======== Extracted material ========

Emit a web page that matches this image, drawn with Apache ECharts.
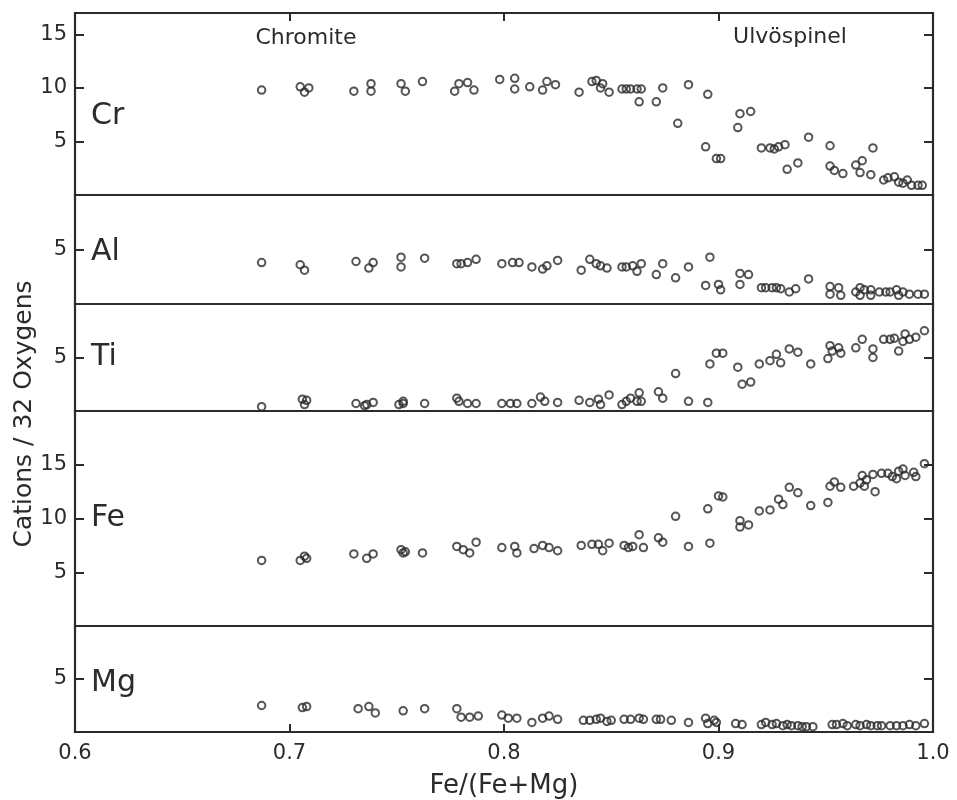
<!DOCTYPE html>
<html>
<head>
<meta charset="utf-8">
<script src="https://cdn.jsdelivr.net/npm/echarts@6/dist/echarts.min.js"></script>
<style>
html,body{margin:0;padding:0;background:#fff;}
#chart{width:957px;height:800px;}
</style>
</head>
<body>
<div id="chart"></div>
<script>
// ---- data (x = Fe/(Fe+Mg), y = cations per 32 oxygens) ----
var panelNames = ['Cr', 'Al', 'Ti', 'Fe', 'Mg'];
var panelMax = [17, 10, 10, 20, 10];
var panelTicks = [[5, 10, 15], [5], [5], [5, 10, 15], [5]];
var xTickLabels = [0.6, 0.7, 0.8, 0.9, 1.0];
var xInnerTicks = [0.7, 0.8, 0.9];

var crPts = [[0.687,9.8],[0.705,10.1],[0.707,9.6],[0.709,10.0],[0.730,9.7],[0.738,10.4],[0.738,9.7],[0.752,10.4],[0.754,9.7],[0.762,10.6],[0.777,9.7],[0.779,10.4],[0.783,10.5],[0.786,9.8],[0.798,10.8],[0.805,10.9],[0.805,9.9],[0.812,10.1],[0.818,9.8],[0.820,10.6],[0.824,10.3],[0.835,9.6],[0.841,10.6],[0.843,10.7],[0.845,10.0],[0.846,10.4],[0.849,9.6],[0.855,9.9],[0.857,9.9],[0.859,9.9],[0.862,9.9],[0.864,9.9],[0.863,8.7],[0.871,8.7],[0.874,10.0],[0.886,10.3],[0.881,6.7],[0.895,9.4],[0.894,4.5],[0.899,3.4],[0.901,3.4],[0.909,6.3],[0.910,7.6],[0.915,7.8],[0.920,4.4],[0.924,4.4],[0.926,4.3],[0.928,4.5],[0.931,4.7],[0.932,2.4],[0.937,3.0],[0.942,5.4],[0.952,4.6],[0.952,2.7],[0.954,2.3],[0.958,2.0],[0.964,2.8],[0.967,3.2],[0.966,2.1],[0.971,1.9],[0.972,4.4],[0.977,1.4],[0.979,1.6],[0.982,1.7],[0.984,1.2],[0.986,1.1],[0.988,1.4],[0.990,0.9],[0.993,0.9],[0.995,0.9]];

var alPts = [[0.687,3.8],[0.705,3.6],[0.707,3.1],[0.731,3.9],[0.737,3.3],[0.739,3.8],[0.752,4.3],[0.752,3.4],[0.763,4.2],[0.778,3.7],[0.780,3.7],[0.783,3.8],[0.787,4.1],[0.799,3.7],[0.804,3.8],[0.807,3.8],[0.813,3.4],[0.818,3.2],[0.820,3.5],[0.825,4.0],[0.836,3.1],[0.840,4.1],[0.843,3.7],[0.845,3.5],[0.848,3.3],[0.855,3.4],[0.857,3.4],[0.860,3.5],[0.862,3.0],[0.864,3.7],[0.871,2.7],[0.874,3.7],[0.880,2.4],[0.886,3.4],[0.896,4.3],[0.894,1.7],[0.900,1.8],[0.901,1.3],[0.910,2.8],[0.914,2.7],[0.910,1.8],[0.920,1.5],[0.922,1.5],[0.925,1.5],[0.927,1.5],[0.929,1.4],[0.933,1.1],[0.936,1.4],[0.942,2.3],[0.952,1.6],[0.952,0.9],[0.956,1.5],[0.957,0.8],[0.964,1.1],[0.966,1.5],[0.966,0.8],[0.968,1.3],[0.971,1.3],[0.971,0.8],[0.975,1.1],[0.978,1.1],[0.980,1.1],[0.983,1.3],[0.984,0.8],[0.986,1.1],[0.989,0.9],[0.993,0.9],[0.996,0.9]];

var tiPts = [[0.687,0.4],[0.706,1.1],[0.708,1.0],[0.707,0.6],[0.731,0.7],[0.735,0.5],[0.736,0.6],[0.739,0.8],[0.751,0.6],[0.753,0.9],[0.753,0.7],[0.763,0.7],[0.778,1.2],[0.779,0.9],[0.783,0.7],[0.787,0.7],[0.799,0.7],[0.803,0.7],[0.806,0.7],[0.813,0.7],[0.817,1.3],[0.819,0.9],[0.825,0.8],[0.835,1.0],[0.840,0.8],[0.844,1.1],[0.845,0.6],[0.849,1.5],[0.855,0.6],[0.857,0.9],[0.859,1.2],[0.862,0.9],[0.863,1.7],[0.864,0.9],[0.872,1.8],[0.874,1.2],[0.880,3.5],[0.886,0.9],[0.895,0.8],[0.896,4.4],[0.899,5.4],[0.902,5.4],[0.909,4.1],[0.911,2.5],[0.915,2.7],[0.919,4.4],[0.924,4.7],[0.927,5.3],[0.929,4.5],[0.933,5.8],[0.937,5.5],[0.943,4.4],[0.951,4.9],[0.952,6.1],[0.953,5.6],[0.956,5.9],[0.957,5.4],[0.964,5.9],[0.967,6.7],[0.972,5.8],[0.972,5.0],[0.977,6.7],[0.980,6.7],[0.982,6.8],[0.984,5.6],[0.986,6.5],[0.987,7.2],[0.989,6.7],[0.992,6.9],[0.996,7.5]];

var fePts = [[0.687,6.1],[0.705,6.1],[0.707,6.5],[0.708,6.3],[0.730,6.7],[0.736,6.3],[0.739,6.7],[0.752,7.1],[0.753,6.8],[0.754,6.9],[0.762,6.8],[0.778,7.4],[0.781,7.1],[0.784,6.8],[0.787,7.8],[0.799,7.3],[0.805,7.4],[0.806,6.8],[0.814,7.2],[0.818,7.5],[0.821,7.3],[0.825,7.0],[0.836,7.5],[0.841,7.6],[0.844,7.6],[0.846,7.0],[0.849,7.7],[0.856,7.5],[0.858,7.3],[0.860,7.4],[0.863,8.5],[0.865,7.3],[0.872,8.2],[0.874,7.8],[0.880,10.2],[0.886,7.4],[0.895,10.9],[0.896,7.7],[0.900,12.1],[0.902,12.0],[0.910,9.8],[0.910,9.2],[0.914,9.4],[0.919,10.7],[0.924,10.8],[0.928,11.8],[0.930,11.3],[0.933,12.9],[0.937,12.4],[0.943,11.2],[0.951,11.5],[0.952,13.0],[0.954,13.4],[0.957,12.9],[0.963,13.0],[0.966,13.3],[0.967,14.0],[0.969,13.6],[0.968,13.0],[0.972,14.1],[0.973,12.5],[0.976,14.2],[0.979,14.2],[0.981,13.9],[0.983,13.7],[0.984,14.4],[0.986,14.6],[0.987,14.0],[0.991,14.3],[0.992,13.9],[0.996,15.1]];

var mgPts = [[0.687,2.5],[0.706,2.3],[0.708,2.4],[0.732,2.2],[0.737,2.4],[0.740,1.8],[0.753,2.0],[0.763,2.2],[0.778,2.2],[0.780,1.4],[0.784,1.4],[0.788,1.5],[0.799,1.6],[0.802,1.3],[0.806,1.3],[0.813,0.9],[0.818,1.3],[0.821,1.5],[0.825,1.2],[0.837,1.1],[0.840,1.1],[0.843,1.2],[0.845,1.3],[0.848,1.0],[0.850,1.1],[0.856,1.2],[0.859,1.2],[0.863,1.3],[0.865,1.2],[0.871,1.2],[0.873,1.2],[0.878,1.1],[0.886,0.9],[0.894,1.3],[0.895,0.8],[0.898,1.1],[0.899,0.9],[0.908,0.8],[0.911,0.7],[0.920,0.7],[0.922,0.9],[0.925,0.7],[0.927,0.8],[0.930,0.6],[0.932,0.7],[0.934,0.6],[0.937,0.6],[0.939,0.5],[0.941,0.5],[0.944,0.5],[0.953,0.7],[0.955,0.7],[0.958,0.8],[0.960,0.6],[0.964,0.7],[0.966,0.6],[0.969,0.7],[0.971,0.6],[0.974,0.6],[0.976,0.6],[0.980,0.6],[0.983,0.6],[0.986,0.6],[0.989,0.7],[0.992,0.6],[0.996,0.8]];

var panelData = [crPts, alPts, tiPts, fePts, mgPts];

// ---- layout ----
var INK = '#2b2b2b';
var FONT = '"DejaVu Sans", sans-serif';
var panelTop = [13, 195, 304, 411, 626];
var panelBottom = [195, 304, 411, 626, 734];
var labelY = [116, 252, 357, 518, 683];

var grids = [], xAxes = [], yAxes = [], series = [], graphics = [];
for (var i = 0; i < 5; i++) {
  grids.push({left: 75, width: 858, top: panelTop[i], height: panelBottom[i] - panelTop[i],
    show: true, borderColor: INK, borderWidth: 2.2, backgroundColor: 'transparent'});
  var isTop = i === 0, isBottom = i === 4;
  xAxes.push({
    type: 'value', gridIndex: i, min: 0.6, max: 1.0, interval: 0.1,
    position: isTop ? 'top' : 'bottom',
    axisLine: {show: false, onZero: false},
    axisTick: {show: isTop || isBottom, inside: true, length: 8, lineStyle: {color: INK, width: 2},
      customValues: xInnerTicks},
    axisLabel: {show: isBottom, color: INK, fontSize: 21, fontFamily: FONT, margin: 11,
      customValues: xTickLabels, formatter: function (v) { return v.toFixed(1); }},
    splitLine: {show: false},
    name: isBottom ? 'Fe/(Fe+Mg)' : '',
    nameLocation: 'middle', nameGap: 41,
    nameTextStyle: {color: INK, fontSize: 26, fontFamily: FONT}
  });
  yAxes.push({
    type: 'value', gridIndex: i, min: 0, max: panelMax[i], position: 'left',
    axisLine: {show: false, onZero: false},
    axisTick: {show: true, inside: true, length: 9, lineStyle: {color: INK, width: 2}, customValues: panelTicks[i]},
    axisLabel: {show: true, color: INK, fontSize: 21, fontFamily: FONT, margin: 8, customValues: panelTicks[i]},
    splitLine: {show: false}
  });
  yAxes.push({
    type: 'value', gridIndex: i, min: 0, max: panelMax[i], position: 'right',
    axisLine: {show: false, onZero: false},
    axisTick: {show: true, inside: true, length: 9, lineStyle: {color: INK, width: 2}, customValues: panelTicks[i]},
    axisLabel: {show: false},
    splitLine: {show: false}
  });
  series.push({
    type: 'scatter', name: panelNames[i], xAxisIndex: i, yAxisIndex: 2 * i,
    data: panelData[i], symbol: 'circle', symbolSize: 7.5,
    itemStyle: {color: 'rgba(255,255,255,0)', borderColor: INK, borderWidth: 2},
    silent: true
  });
  graphics.push({type: 'text', x: 91, y: labelY[i],
    style: {text: panelNames[i], fill: INK, fontSize: 30, fontFamily: FONT, align: 'left', verticalAlign: 'middle'}});
}
graphics.push({type: 'text', x: 306, y: 38,
  style: {text: 'Chromite', fill: INK, fontSize: 22, fontFamily: FONT, align: 'center', verticalAlign: 'middle'}});
graphics.push({type: 'text', x: 790, y: 37,
  style: {text: 'Ulvöspinel', fill: INK, fontSize: 22, fontFamily: FONT, align: 'center', verticalAlign: 'middle'}});
graphics.push({type: 'text', x: 24, y: 414, rotation: Math.PI / 2,
  style: {text: 'Cations / 32 Oxygens', fill: INK, fontSize: 25, fontFamily: FONT, align: 'center', verticalAlign: 'middle'}});

var chart = echarts.init(document.getElementById('chart'), null, {renderer: 'canvas'});
chart.setOption({
  backgroundColor: '#ffffff',
  animation: false,
  grid: grids, xAxis: xAxes, yAxis: yAxes, series: series, graphic: graphics
});
</script>
</body>
</html>
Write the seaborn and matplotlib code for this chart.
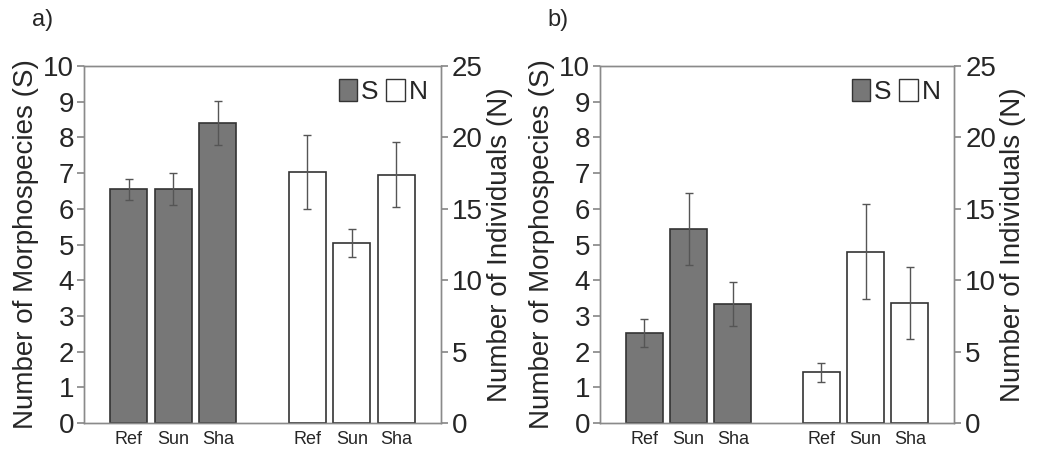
import numpy as np
import pandas as pd
import matplotlib
matplotlib.use("Agg")
import matplotlib.pyplot as plt
from matplotlib.patches import Patch
import seaborn as sns

# ---- data ----
sites = ["Ref", "Sun", "Sha"]
xlabels = ["Ref", "Sun", "Sha", "", "Ref", "Sun", "Sha"]

S_a = [6.55, 6.55, 8.4]
S_a_err = [0.29, 0.45, 0.62]
N_a = [17.6, 12.6, 17.4]
N_a_err = [2.6, 1.0, 2.3]

S_b = [2.52, 5.43, 3.33]
S_b_err = [0.38, 1.0, 0.61]
N_b = [3.55, 12.0, 8.4]
N_b_err = [0.65, 3.35, 2.5]

panel_labels = ["a)", "b)"]

sns.set_theme(style="white")
plt.rcParams["font.family"] = ["Liberation Sans", "DejaVu Sans"]

fig = plt.figure(figsize=(10.49, 4.54), dpi=100)

slots = ["S_" + s for s in sites] + ["gap"] + ["N_" + s for s in sites]
spine_col = "#8a8a8a"
edge_col = "#333333"
err_col = "#555555"

panels = [
    (S_a, S_a_err, N_a, N_a_err, [0.0801, 0.0683, 0.3403, 0.7863]),
    (S_b, S_b_err, N_b, N_b_err, [0.5720, 0.0683, 0.3375, 0.7863]),
]

for i, (S, Se, N, Ne, rect) in enumerate(panels):
    ax = fig.add_axes(rect)
    ax2 = ax.twinx()
    dfS = pd.DataFrame({"slot": ["S_" + s for s in sites], "val": S})
    dfN = pd.DataFrame({"slot": ["N_" + s for s in sites], "val": N})
    sns.barplot(data=dfS, x="slot", y="val", order=slots, ax=ax,
                color="#777777", saturation=1, edgecolor=edge_col,
                linewidth=1.2, width=0.83, errorbar=None)
    sns.barplot(data=dfN, x="slot", y="val", order=slots, ax=ax2,
                color="white", saturation=1, edgecolor=edge_col,
                linewidth=1.2, width=0.83, errorbar=None)
    xs = [slots.index("S_" + s) for s in sites]
    xn = [slots.index("N_" + s) for s in sites]
    ax.errorbar(xs, S, yerr=Se, fmt="none", ecolor=err_col, elinewidth=1,
                capsize=3, capthick=1)
    ax2.errorbar(xn, N, yerr=Ne, fmt="none", ecolor=err_col, elinewidth=1,
                 capsize=3, capthick=1)

    ax.set_ylim(0, 10)
    ax2.set_ylim(0, 25)
    ax.set_xlim(-1, 7)
    ax2.set_xlim(-1, 7)
    ax.set_yticks(range(0, 11))
    ax2.set_yticks(range(0, 26, 5))
    ax.set_xticks(range(len(xlabels)))
    ax.set_xticklabels(xlabels, fontsize=13)
    ax.set_xlabel("")
    ax2.set_xlabel("")
    ax.set_ylabel("Number of Morphospecies (S)", fontsize=20, labelpad=3)
    ax2.set_ylabel("Number of Individuals (N)", fontsize=20, labelpad=3)
    ax.tick_params(axis="y", labelsize=20, length=5, color=spine_col,
                   direction="out", left=True, pad=2)
    ax2.tick_params(axis="y", labelsize=20, length=5, color=spine_col,
                    direction="out", right=True, pad=3)
    ax.tick_params(axis="x", length=0, pad=6)
    for a in (ax, ax2):
        for sp in a.spines.values():
            sp.set_color(spine_col)
            sp.set_linewidth(1.0)

    handles = [Patch(facecolor="#777777", edgecolor=edge_col, label="S"),
               Patch(facecolor="white", edgecolor=edge_col, label="N")]
    ax2.legend(handles=handles, loc="upper right", ncol=2, fontsize=19,
               frameon=False, handlelength=0.7, handleheight=0.9,
               columnspacing=0.3, handletextpad=0.15, borderaxespad=0.1)

    fig.text(rect[0] - 0.05, 0.955, panel_labels[i], fontsize=17,
             ha="left", va="center")

fig.savefig("out.png", dpi=100)
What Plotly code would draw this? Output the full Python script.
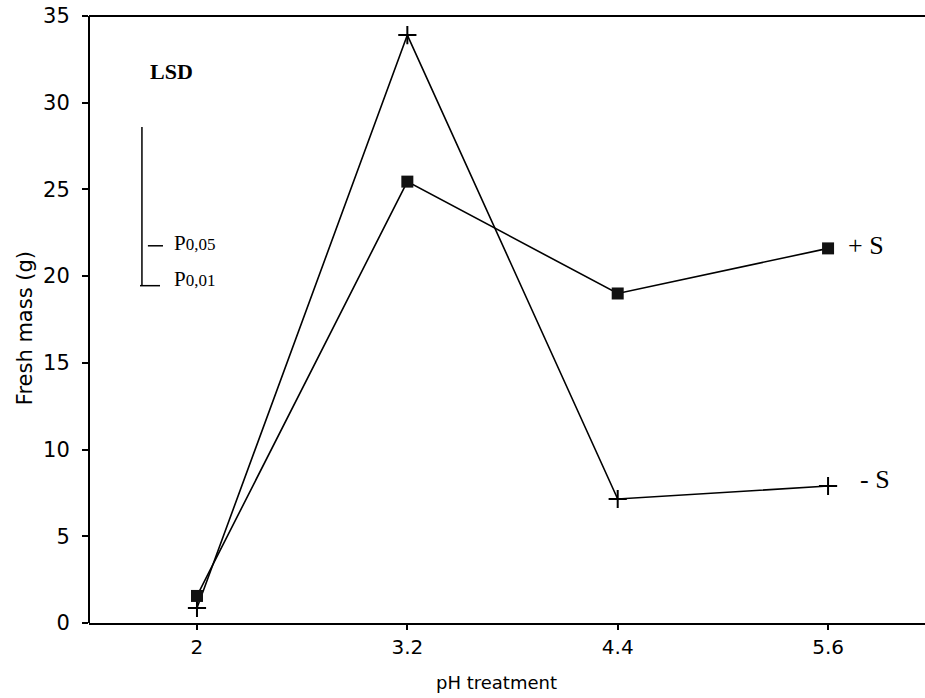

========

**Stated exercise**
Go through the preceding material and copy each line that has the word "script".

**The solution**
<script src="https://cdn.jsdelivr.net/npm/echarts@6/dist/echarts.min.js"></script>
<script>
</script>
What Plotly code would draw this? Output the full Python script.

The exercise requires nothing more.